Supplied information

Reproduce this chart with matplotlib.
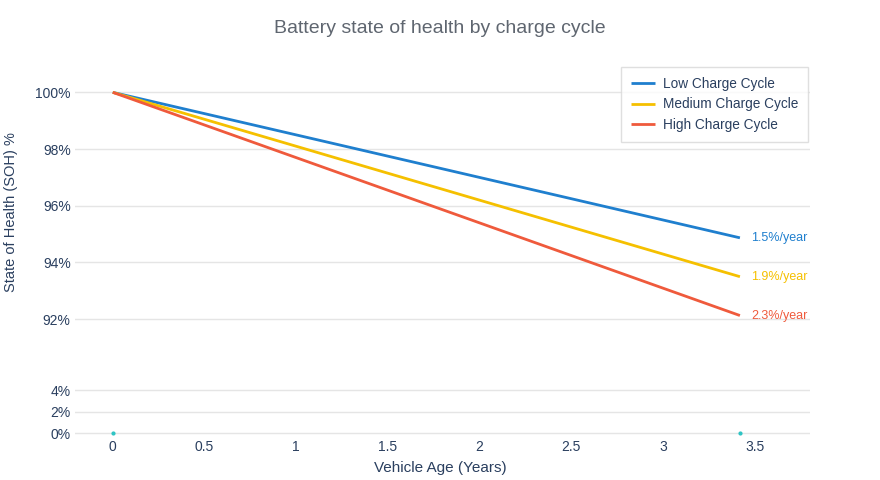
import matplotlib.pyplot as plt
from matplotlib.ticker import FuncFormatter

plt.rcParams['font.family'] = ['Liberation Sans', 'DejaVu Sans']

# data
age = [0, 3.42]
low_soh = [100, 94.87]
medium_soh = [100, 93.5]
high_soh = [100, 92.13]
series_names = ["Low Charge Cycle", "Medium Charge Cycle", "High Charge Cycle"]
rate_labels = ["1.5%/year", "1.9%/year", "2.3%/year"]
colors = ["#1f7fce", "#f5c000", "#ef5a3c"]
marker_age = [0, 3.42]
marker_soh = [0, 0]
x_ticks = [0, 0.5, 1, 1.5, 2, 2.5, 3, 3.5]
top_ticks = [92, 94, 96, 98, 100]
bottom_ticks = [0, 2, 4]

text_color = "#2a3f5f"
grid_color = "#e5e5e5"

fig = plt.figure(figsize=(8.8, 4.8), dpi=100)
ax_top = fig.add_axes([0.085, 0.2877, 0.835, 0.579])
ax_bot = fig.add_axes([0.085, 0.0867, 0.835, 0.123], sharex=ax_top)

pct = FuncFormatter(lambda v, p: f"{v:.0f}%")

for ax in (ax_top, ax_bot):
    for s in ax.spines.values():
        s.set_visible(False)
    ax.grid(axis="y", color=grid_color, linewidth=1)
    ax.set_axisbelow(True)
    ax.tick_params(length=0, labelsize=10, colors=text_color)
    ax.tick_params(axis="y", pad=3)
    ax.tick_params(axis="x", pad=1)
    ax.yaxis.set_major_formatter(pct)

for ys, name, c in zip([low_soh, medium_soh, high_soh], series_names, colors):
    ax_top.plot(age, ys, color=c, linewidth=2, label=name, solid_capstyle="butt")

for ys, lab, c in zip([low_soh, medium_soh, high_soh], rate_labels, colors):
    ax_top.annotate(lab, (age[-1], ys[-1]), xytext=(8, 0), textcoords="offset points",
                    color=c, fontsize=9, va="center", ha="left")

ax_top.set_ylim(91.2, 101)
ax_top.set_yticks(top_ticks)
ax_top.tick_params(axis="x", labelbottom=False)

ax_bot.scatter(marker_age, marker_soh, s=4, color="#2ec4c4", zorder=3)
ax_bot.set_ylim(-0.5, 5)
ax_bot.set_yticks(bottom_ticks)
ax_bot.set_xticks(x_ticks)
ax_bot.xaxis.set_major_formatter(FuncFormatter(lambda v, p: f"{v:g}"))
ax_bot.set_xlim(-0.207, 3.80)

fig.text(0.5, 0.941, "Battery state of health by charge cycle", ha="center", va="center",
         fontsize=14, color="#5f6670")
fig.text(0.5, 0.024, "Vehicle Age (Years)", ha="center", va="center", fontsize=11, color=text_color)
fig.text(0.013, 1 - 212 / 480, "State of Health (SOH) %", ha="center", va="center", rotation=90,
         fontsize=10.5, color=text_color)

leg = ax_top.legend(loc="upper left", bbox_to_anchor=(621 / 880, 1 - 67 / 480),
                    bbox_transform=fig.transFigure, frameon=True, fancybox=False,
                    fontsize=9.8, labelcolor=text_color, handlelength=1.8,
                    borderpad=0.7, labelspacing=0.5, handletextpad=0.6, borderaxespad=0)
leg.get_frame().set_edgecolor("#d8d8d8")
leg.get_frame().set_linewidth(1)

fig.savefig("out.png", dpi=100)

...

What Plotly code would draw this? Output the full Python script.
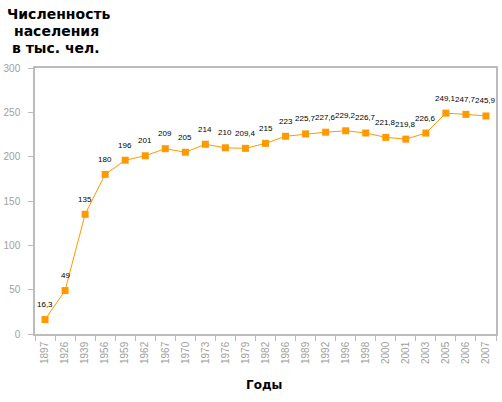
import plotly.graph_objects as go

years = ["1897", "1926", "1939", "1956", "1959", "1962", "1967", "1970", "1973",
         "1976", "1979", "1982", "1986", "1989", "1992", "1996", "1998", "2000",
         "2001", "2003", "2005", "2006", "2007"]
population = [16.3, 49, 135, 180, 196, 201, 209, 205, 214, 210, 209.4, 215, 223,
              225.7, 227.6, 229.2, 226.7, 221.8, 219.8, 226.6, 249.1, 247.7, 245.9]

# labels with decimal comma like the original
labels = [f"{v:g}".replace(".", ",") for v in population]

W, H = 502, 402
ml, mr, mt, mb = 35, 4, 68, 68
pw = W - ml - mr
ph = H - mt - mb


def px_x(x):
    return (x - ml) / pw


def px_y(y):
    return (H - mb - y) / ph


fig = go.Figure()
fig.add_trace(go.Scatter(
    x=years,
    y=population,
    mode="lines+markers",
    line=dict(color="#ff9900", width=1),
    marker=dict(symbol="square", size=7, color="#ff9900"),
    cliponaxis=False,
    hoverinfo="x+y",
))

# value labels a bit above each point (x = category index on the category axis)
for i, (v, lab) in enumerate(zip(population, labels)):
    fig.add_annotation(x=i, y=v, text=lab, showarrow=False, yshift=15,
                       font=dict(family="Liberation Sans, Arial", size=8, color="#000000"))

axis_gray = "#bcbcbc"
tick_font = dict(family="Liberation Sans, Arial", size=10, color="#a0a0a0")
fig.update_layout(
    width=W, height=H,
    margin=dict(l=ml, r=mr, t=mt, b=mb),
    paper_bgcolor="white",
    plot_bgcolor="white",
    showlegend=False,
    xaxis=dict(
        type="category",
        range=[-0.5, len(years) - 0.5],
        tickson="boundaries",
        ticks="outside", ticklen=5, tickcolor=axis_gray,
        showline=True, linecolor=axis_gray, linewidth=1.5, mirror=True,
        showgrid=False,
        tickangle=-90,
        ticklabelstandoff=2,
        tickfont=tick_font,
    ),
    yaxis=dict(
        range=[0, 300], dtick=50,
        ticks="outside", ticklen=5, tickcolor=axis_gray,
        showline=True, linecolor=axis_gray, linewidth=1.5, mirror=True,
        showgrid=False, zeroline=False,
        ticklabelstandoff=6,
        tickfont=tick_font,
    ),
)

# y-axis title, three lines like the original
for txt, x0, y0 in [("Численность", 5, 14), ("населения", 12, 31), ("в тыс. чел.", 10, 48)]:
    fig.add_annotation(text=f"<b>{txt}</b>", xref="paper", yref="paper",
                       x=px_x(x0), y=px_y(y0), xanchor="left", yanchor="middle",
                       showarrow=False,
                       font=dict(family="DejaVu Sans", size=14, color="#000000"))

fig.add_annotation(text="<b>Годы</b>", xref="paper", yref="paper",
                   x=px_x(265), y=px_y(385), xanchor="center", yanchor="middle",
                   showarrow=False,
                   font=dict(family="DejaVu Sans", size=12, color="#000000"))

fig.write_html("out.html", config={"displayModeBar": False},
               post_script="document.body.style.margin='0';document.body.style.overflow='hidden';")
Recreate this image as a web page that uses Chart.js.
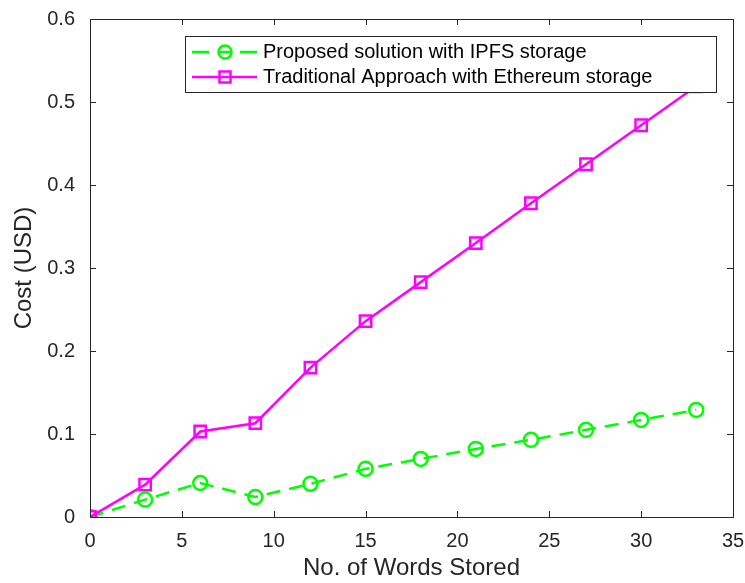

--

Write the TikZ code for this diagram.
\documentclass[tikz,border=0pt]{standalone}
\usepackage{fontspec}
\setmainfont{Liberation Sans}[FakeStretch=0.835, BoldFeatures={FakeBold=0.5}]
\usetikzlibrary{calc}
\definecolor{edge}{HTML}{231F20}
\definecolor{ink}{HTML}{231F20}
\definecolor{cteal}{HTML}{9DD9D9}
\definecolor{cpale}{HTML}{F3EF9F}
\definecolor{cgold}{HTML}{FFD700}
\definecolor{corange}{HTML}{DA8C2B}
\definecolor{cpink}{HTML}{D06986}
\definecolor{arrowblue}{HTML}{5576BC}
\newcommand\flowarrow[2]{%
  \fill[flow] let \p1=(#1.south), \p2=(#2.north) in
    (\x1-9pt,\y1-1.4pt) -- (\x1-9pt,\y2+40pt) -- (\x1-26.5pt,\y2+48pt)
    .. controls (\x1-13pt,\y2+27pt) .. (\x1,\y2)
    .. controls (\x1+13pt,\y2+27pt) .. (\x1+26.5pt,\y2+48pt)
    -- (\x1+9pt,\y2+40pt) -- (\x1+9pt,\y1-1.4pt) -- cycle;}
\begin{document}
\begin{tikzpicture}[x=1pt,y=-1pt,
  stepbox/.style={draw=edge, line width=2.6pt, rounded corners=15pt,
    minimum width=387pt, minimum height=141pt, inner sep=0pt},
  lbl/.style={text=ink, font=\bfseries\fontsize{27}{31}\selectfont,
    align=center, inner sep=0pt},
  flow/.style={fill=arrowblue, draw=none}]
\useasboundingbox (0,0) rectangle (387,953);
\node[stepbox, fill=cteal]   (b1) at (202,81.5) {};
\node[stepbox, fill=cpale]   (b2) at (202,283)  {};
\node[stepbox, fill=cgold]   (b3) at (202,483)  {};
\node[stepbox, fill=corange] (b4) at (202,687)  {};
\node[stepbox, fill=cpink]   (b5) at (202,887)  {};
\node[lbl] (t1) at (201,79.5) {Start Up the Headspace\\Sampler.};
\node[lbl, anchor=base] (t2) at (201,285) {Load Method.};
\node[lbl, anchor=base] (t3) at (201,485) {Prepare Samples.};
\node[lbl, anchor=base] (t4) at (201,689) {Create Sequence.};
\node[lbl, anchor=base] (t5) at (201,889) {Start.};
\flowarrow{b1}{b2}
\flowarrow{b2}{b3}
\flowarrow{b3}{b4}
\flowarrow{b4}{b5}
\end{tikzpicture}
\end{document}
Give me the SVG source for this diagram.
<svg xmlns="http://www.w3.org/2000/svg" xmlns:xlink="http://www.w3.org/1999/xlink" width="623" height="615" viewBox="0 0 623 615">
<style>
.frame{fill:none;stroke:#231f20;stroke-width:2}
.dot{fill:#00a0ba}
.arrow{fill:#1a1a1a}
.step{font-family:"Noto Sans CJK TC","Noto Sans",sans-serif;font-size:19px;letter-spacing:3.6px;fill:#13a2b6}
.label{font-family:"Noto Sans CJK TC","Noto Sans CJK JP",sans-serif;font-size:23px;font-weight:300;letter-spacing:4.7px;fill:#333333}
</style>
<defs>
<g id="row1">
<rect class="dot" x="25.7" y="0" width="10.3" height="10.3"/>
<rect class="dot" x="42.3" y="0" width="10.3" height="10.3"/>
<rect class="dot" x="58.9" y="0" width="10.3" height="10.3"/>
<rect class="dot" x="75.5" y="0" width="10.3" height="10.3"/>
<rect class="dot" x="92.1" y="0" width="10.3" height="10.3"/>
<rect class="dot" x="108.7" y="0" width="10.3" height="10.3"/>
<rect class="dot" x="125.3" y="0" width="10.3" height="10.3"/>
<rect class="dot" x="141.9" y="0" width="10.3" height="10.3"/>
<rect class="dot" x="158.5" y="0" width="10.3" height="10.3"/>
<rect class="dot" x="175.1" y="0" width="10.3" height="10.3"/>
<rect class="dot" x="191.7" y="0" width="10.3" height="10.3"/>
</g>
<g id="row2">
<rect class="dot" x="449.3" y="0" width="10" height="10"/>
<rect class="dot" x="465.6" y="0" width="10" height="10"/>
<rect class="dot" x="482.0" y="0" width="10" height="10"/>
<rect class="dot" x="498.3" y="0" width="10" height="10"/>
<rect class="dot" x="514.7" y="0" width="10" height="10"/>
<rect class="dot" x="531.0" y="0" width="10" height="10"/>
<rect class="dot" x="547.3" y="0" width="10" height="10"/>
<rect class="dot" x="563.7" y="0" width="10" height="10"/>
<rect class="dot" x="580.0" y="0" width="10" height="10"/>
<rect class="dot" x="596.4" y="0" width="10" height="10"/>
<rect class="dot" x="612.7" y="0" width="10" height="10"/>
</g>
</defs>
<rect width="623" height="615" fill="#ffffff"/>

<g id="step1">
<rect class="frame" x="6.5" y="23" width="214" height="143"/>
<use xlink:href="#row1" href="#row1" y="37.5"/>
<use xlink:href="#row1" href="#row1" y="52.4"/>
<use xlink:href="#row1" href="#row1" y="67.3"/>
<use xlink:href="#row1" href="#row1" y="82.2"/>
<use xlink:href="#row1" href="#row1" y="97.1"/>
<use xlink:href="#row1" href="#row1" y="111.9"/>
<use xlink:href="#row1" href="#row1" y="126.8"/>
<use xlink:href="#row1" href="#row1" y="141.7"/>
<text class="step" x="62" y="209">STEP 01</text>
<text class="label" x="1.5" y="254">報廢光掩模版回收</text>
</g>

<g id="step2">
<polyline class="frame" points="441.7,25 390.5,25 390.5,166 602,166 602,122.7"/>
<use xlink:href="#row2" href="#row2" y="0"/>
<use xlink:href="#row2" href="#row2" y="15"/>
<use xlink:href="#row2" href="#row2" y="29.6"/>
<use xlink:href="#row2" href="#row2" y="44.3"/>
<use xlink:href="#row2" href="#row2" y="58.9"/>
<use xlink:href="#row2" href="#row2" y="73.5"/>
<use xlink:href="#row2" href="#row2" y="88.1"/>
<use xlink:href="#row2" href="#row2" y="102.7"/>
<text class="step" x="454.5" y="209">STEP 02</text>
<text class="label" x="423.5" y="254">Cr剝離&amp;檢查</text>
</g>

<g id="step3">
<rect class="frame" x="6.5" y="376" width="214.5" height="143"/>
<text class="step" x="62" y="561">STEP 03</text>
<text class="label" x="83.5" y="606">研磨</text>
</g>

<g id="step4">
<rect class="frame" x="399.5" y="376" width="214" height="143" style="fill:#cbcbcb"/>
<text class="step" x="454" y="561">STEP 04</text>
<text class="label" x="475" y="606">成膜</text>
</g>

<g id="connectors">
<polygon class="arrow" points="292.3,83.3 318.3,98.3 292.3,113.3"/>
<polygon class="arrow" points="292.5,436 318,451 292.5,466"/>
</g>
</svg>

Exercise aim
Up in the listing, locate the line with "Reproduce this chart with matplotlib."; print it and every line after it down to the line with "fontsize=10.5, color=text_color)", which is included too. Skip the pictures.

Solved exercise
Reproduce this chart with matplotlib.
import matplotlib.pyplot as plt
from matplotlib.ticker import FuncFormatter

plt.rcParams['font.family'] = ['Liberation Sans', 'DejaVu Sans']

# data
age = [0, 3.42]
low_soh = [100, 94.87]
medium_soh = [100, 93.5]
high_soh = [100, 92.13]
series_names = ["Low Charge Cycle", "Medium Charge Cycle", "High Charge Cycle"]
rate_labels = ["1.5%/year", "1.9%/year", "2.3%/year"]
colors = ["#1f7fce", "#f5c000", "#ef5a3c"]
marker_age = [0, 3.42]
marker_soh = [0, 0]
x_ticks = [0, 0.5, 1, 1.5, 2, 2.5, 3, 3.5]
top_ticks = [92, 94, 96, 98, 100]
bottom_ticks = [0, 2, 4]

text_color = "#2a3f5f"
grid_color = "#e5e5e5"

fig = plt.figure(figsize=(8.8, 4.8), dpi=100)
ax_top = fig.add_axes([0.085, 0.2877, 0.835, 0.579])
ax_bot = fig.add_axes([0.085, 0.0867, 0.835, 0.123], sharex=ax_top)

pct = FuncFormatter(lambda v, p: f"{v:.0f}%")

for ax in (ax_top, ax_bot):
    for s in ax.spines.values():
        s.set_visible(False)
    ax.grid(axis="y", color=grid_color, linewidth=1)
    ax.set_axisbelow(True)
    ax.tick_params(length=0, labelsize=10, colors=text_color)
    ax.tick_params(axis="y", pad=3)
    ax.tick_params(axis="x", pad=1)
    ax.yaxis.set_major_formatter(pct)

for ys, name, c in zip([low_soh, medium_soh, high_soh], series_names, colors):
    ax_top.plot(age, ys, color=c, linewidth=2, label=name, solid_capstyle="butt")

for ys, lab, c in zip([low_soh, medium_soh, high_soh], rate_labels, colors):
    ax_top.annotate(lab, (age[-1], ys[-1]), xytext=(8, 0), textcoords="offset points",
                    color=c, fontsize=9, va="center", ha="left")

ax_top.set_ylim(91.2, 101)
ax_top.set_yticks(top_ticks)
ax_top.tick_params(axis="x", labelbottom=False)

ax_bot.scatter(marker_age, marker_soh, s=4, color="#2ec4c4", zorder=3)
ax_bot.set_ylim(-0.5, 5)
ax_bot.set_yticks(bottom_ticks)
ax_bot.set_xticks(x_ticks)
ax_bot.xaxis.set_major_formatter(FuncFormatter(lambda v, p: f"{v:g}"))
ax_bot.set_xlim(-0.207, 3.80)

fig.text(0.5, 0.941, "Battery state of health by charge cycle", ha="center", va="center",
         fontsize=14, color="#5f6670")
fig.text(0.5, 0.024, "Vehicle Age (Years)", ha="center", va="center", fontsize=11, color=text_color)
fig.text(0.013, 1 - 212 / 480, "State of Health (SOH) %", ha="center", va="center", rotation=90,
         fontsize=10.5, color=text_color)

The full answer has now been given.